2013-11-26 53 views
0

我試圖用Nokogiri和Ruby 1.9.3來抓取財務數據的頁面。如何在Nokogiri中指定XPATH或CSS來刮取頁面的表格數據?

我無法得到正確的XPath或CSS濾鏡來獲取用於保存數據的表,然後通過數據迭代和組裝它,以便輸出可以被放入一個CSV文件是這樣的:

Date, Company,Symbol,ReportedEPS,Consensus EPS 
20130828,CDN WESTERN BANK,CWB.TO,0.60,0.59 

我用Firebug獲取XPath和CSS數據。什麼是正確的格式爲XPath或CSS提取表然後迭代通過行組裝它們輸出到文件?

require 'rubygems' 
require 'mechanize' 
require 'nokogiri' 
require 'uri' 

@agent = Mechanize.new do|a|  
    a.user_agent_alias = "Windows IE 6" 
end 

url = "http://biz.yahoo.com/z/20130828.html" 
page = @agent.get(url) 
doc = Nokogiri::HTML(page.body) 
puts doc.inspect 

#~ from firebug 
#~ xpath  /html/body/p[3]/table/tbody 
#~ css  html body p table tbody 

回答

1

爲了便於閱讀,我通常在XPath上使用CSS。

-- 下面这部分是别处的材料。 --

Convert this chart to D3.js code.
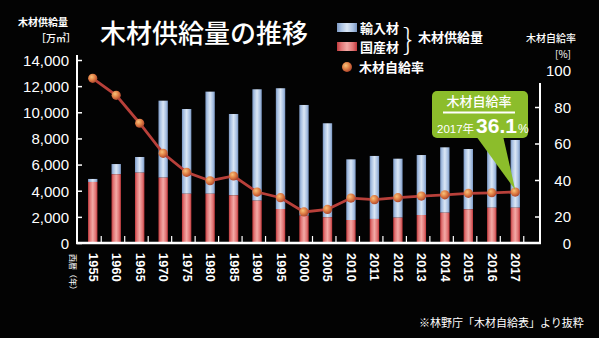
<!DOCTYPE html>
<html><head><meta charset="utf-8">
<script src="https://cdn.jsdelivr.net/npm/d3@7"></script>
<style>
html,body{margin:0;padding:0;background:#000;}
svg{display:block;}
text{font-family:"Noto Sans CJK JP","Noto Sans",sans-serif;fill:#fff;}
.num{font-family:"Liberation Sans",Arial,sans-serif;}
</style></head>
<body>
<svg id="c" width="599" height="338"></svg>
<script>
const years = ["1955","1960","1965","1970","1975","1980","1985","1990","1995","2000","2005","2010","2011","2012","2013","2014","2015","2016","2017"];
const totalSupply = [4900,6040,6580,10890,10250,11580,9870,11760,11840,10560,9160,6400,6660,6450,6730,7320,7190,7500,7880];
const domestic = [4670,5260,5380,5000,3770,3770,3650,3240,2600,2090,1970,1760,1840,1940,2140,2320,2580,2700,2700];
const selfRate = [95.7,86.4,71.1,54.6,44.2,39.6,42.2,33.4,30.3,22.5,23.9,30.1,29.2,30.3,31.2,31.9,32.7,33.0,33.4];
const leftTicks = [0,2000,4000,6000,8000,10000,12000,14000];
const rightTicks = [0,20,40,60,80,100];

const svg = d3.select("#c");
svg.append("rect").attr("width",599).attr("height",338).attr("fill","#030303");
const defs = svg.append("defs");
function hgrad(id, stops){
  const g = defs.append("linearGradient").attr("id",id).attr("x1","0").attr("x2","1").attr("y1","0").attr("y2","0");
  stops.forEach(s=>g.append("stop").attr("offset",s[0]).attr("stop-color",s[1]));
}
hgrad("gBlue",[[0,"#7b97c2"],[0.2,"#a9c1e2"],[0.5,"#dbe7f5"],[0.8,"#a9c1e2"],[1,"#7b97c2"]]);
hgrad("gRed",[[0,"#c0393c"],[0.2,"#e07474"],[0.5,"#f3aaa6"],[0.8,"#e07474"],[1,"#c0393c"]]);
const rg = defs.append("radialGradient").attr("id","gDot").attr("cx","0.38").attr("cy","0.35").attr("r","0.7");
rg.append("stop").attr("offset",0).attr("stop-color","#f7c27a");
rg.append("stop").attr("offset",0.5).attr("stop-color","#e07f45");
rg.append("stop").attr("offset",1).attr("stop-color","#a8402a");

const x = d3.scaleBand().domain(years).range([81,527]).paddingInner(0.6).paddingOuter(0.3);
const yL = d3.scaleLinear().domain([0,14000]).range([243,60]);
const yR = d3.scaleLinear().domain([0,20,100]).range([243,216.5,70.5]);

// bars
const bw = x.bandwidth();
svg.append("g").selectAll("rect").data(years).join("rect")
  .attr("x",d=>x(d)).attr("width",bw)
  .attr("y",(d,i)=>yL(totalSupply[i])).attr("height",(d,i)=>yL(domestic[i])-yL(totalSupply[i]))
  .attr("fill","url(#gBlue)");
svg.append("g").selectAll("rect").data(years).join("rect")
  .attr("x",d=>x(d)).attr("width",bw)
  .attr("y",(d,i)=>yL(domestic[i])).attr("height",(d,i)=>yL(0)-yL(domestic[i]))
  .attr("fill","url(#gRed)");

// left axis
const axL = svg.append("g").attr("transform","translate(77,0)")
  .call(d3.axisLeft(yL).tickValues(leftTicks).tickFormat(d3.format(",")).tickSizeInner(-5).tickSizeOuter(0).tickPadding(8));
axL.select(".domain").remove();
axL.selectAll("line").attr("stroke","#fff").attr("stroke-width",1.5);
axL.selectAll("text").attr("class","num").attr("font-size",15).attr("fill","#fff").attr("dy","0.36em");
svg.append("line").attr("x1",77).attr("x2",77).attr("y1",55).attr("y2",243).attr("stroke","#fff").attr("stroke-width",2);

// right axis
const axR = svg.append("g").attr("transform","translate(540,0)")
  .call(d3.axisRight(yR).tickValues(rightTicks).tickSizeInner(-5).tickSizeOuter(0).tickPadding(8));
axR.select(".domain").remove();
axR.selectAll("line").attr("stroke","#fff").attr("stroke-width",1.5).attr("opacity",d=>(d===0||d===100)?0:1);
axR.selectAll("text").attr("class","num").attr("font-size",15).attr("fill","#fff").attr("text-anchor","end").attr("x",31).attr("dy","0.36em");
svg.append("line").attr("x1",540).attr("x2",540).attr("y1",83).attr("y2",243).attr("stroke","#fff").attr("stroke-width",2);

// baseline + ticks
svg.append("line").attr("x1",76).attr("x2",541).attr("y1",243).attr("y2",243).attr("stroke","#fff").attr("stroke-width",2.5);
svg.append("g").selectAll("line").data(years).join("line")
  .attr("x1",d=>x(d)+bw/2+8.5).attr("x2",d=>x(d)+bw/2+8.5).attr("y1",236).attr("y2",243)
  .attr("stroke","#fff").attr("stroke-width",1.2);

// year labels
svg.append("g").selectAll("text").data(years).join("text").attr("class","num")
  .attr("transform",d=>`translate(${x(d)+bw/2-4},253) rotate(90)`)
  .attr("font-size",12.5).attr("font-weight","bold").attr("letter-spacing","0.3").text(d=>d);
svg.append("text").attr("transform","translate(70,254) rotate(90)").attr("font-size",8).attr("fill","#ddd").text("西暦（年）");

// line + dots
const line = d3.line().x((d,i)=>x(years[i])+bw/2).y(d=>yR(d));
svg.append("path").datum(selfRate).attr("d",line).attr("fill","none").attr("stroke","#b8403a").attr("stroke-width",2.8);
svg.append("g").selectAll("circle").data(selfRate).join("circle")
  .attr("cx",(d,i)=>x(years[i])+bw/2).attr("cy",d=>yR(d)).attr("r",4.6).attr("fill","url(#gDot)");

// callout
const last = years.length-1;
const px = x(years[last])+bw/2, py = yR(selfRate[last]);
svg.append("path").attr("d",`M476,136 L503,136 L${px},${py-2} Z`).attr("fill","#8cbd2b");
svg.append("rect").attr("x",432).attr("y",91).attr("width",96).attr("height",47).attr("rx",5).attr("fill","#8cbd2b");
svg.append("text").attr("x",479).attr("y",106).attr("text-anchor","middle").attr("font-size",13).attr("font-weight",500).text("木材自給率");
svg.append("line").attr("x1",443).attr("x2",515).attr("y1",112.5).attr("y2",112.5).attr("stroke","#fff").attr("stroke-width",1.8);
const ct = svg.append("text").attr("x",437).attr("y",133).attr("font-size",11.5);
ct.append("tspan").attr("class","num").text("2017");
ct.append("tspan").text("年");
ct.append("tspan").attr("class","num").attr("dx",2).attr("font-size",21).attr("font-weight","bold").text("36.1");
ct.append("tspan").attr("class","num").attr("dx",1).attr("font-size",12).text("%");

// title
svg.append("text").attr("x",100).attr("y",43).attr("font-size",26).attr("font-weight",500).text("木材供給量の推移");

// axis titles
svg.append("text").attr("x",18).attr("y",26).attr("font-size",10).attr("font-weight",700).text("木材供給量");
svg.append("text").attr("x",36).attr("y",42).attr("font-size",10).attr("font-weight",500).text("［万㎥］");
svg.append("text").attr("x",526).attr("y",42).attr("font-size",10).attr("font-weight",500).text("木材自給率");
svg.append("text").attr("x",555).attr("y",58).attr("font-size",10).text("[%]");

// legend
svg.append("rect").attr("x",337).attr("y",23).attr("width",20).attr("height",9).attr("fill","url(#gBlue)");
svg.append("rect").attr("x",337).attr("y",42).attr("width",20).attr("height",9).attr("fill","url(#gRed)");
svg.append("text").attr("x",360).attr("y",33).attr("font-size",13).attr("font-weight",700).text("輸入材");
svg.append("text").attr("x",360).attr("y",52).attr("font-size",13).attr("font-weight",700).text("国産材");
svg.append("text").attr("x",403).attr("y",50).attr("font-size",30).attr("font-weight",300).text("}");
svg.append("text").attr("x",418).attr("y",42).attr("font-size",13).attr("font-weight",700).text("木材供給量");
svg.append("circle").attr("cx",347).attr("cy",67).attr("r",5).attr("fill","url(#gDot)");
svg.append("text").attr("x",359).attr("y",72).attr("font-size",13).attr("font-weight",700).text("木材自給率");

// footnote
svg.append("text").attr("x",419).attr("y",327).attr("font-size",11).attr("fill","#e0e0e0").text("※林野庁「木材自給表」より抜粋");
</script>
</body></html>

這有點像我會使用:

require 'open-uri' 
require 'nokogiri' 

URL = "http://biz.yahoo.com/z/20130828.html" 
doc = Nokogiri::HTML(open(URL)) 
table = doc.css('table')[4] 

data = table.search('tr')[2..-1].map { |row| 
    row.search('td').map(&:text) 
} 

data 
# => [["CDN WESTERN BANK", 
#  "CWB.TO", 
#  "1.69", 
#  "0.60", 
#  "0.59", 
#  "N/A", 
#  "Quote, Chart, News, ProfileReports, Research"], 
#  ["Casella Waste Systems, Inc.", 
#  "CWST", 
#  "71.43", 
#  "-0.02", 
#  "-0.07", 
#  "N/A", 
#  "Quote, Chart, News, ProfileReports, Research, Msgs, Insider, Analyst Ratings"], 
#  ["Culp, Inc. Common Stock", 
#  "CFI", 
#  "5.56", 
#  "0.38", 
#  "0.36", 
#  "Listen", 
#  "Quote, Chart, News, ProfileReports, Research, Msgs, Insider, Analyst Ratings"], 

還有很多更多的數據返回,但是這足以說明什麼代碼抓住。

完全沒有必要使用機械化來完成這項任務。除非你需要瀏覽一個網站,否則Mechanize不是很幫你,所以我會用OpenURI。

也參見「How to avoid joining all text from Nodes when scraping」。

+0

正是我想要的。謝謝。 – user2720047

2

,當他們解析/驗證/固定輸入HTML有些瀏覽器將添加一個<tbody><table>。 Firefox是這些瀏覽器之一。您從Firefox中獲得的XPath和CSS表達式是針對Firefox所看到的HTML,並不一定是Nokogiri會看到的HTML。

<tbody>並嘗試這個XPath:

/html/body/p[3]/table 

查找表。您還可以查看原始HTML並查看錶格上是否存在可用於CSS id#the-id)或類(.the-class)選擇器的id屬性或class屬性,而不是大型元素路徑。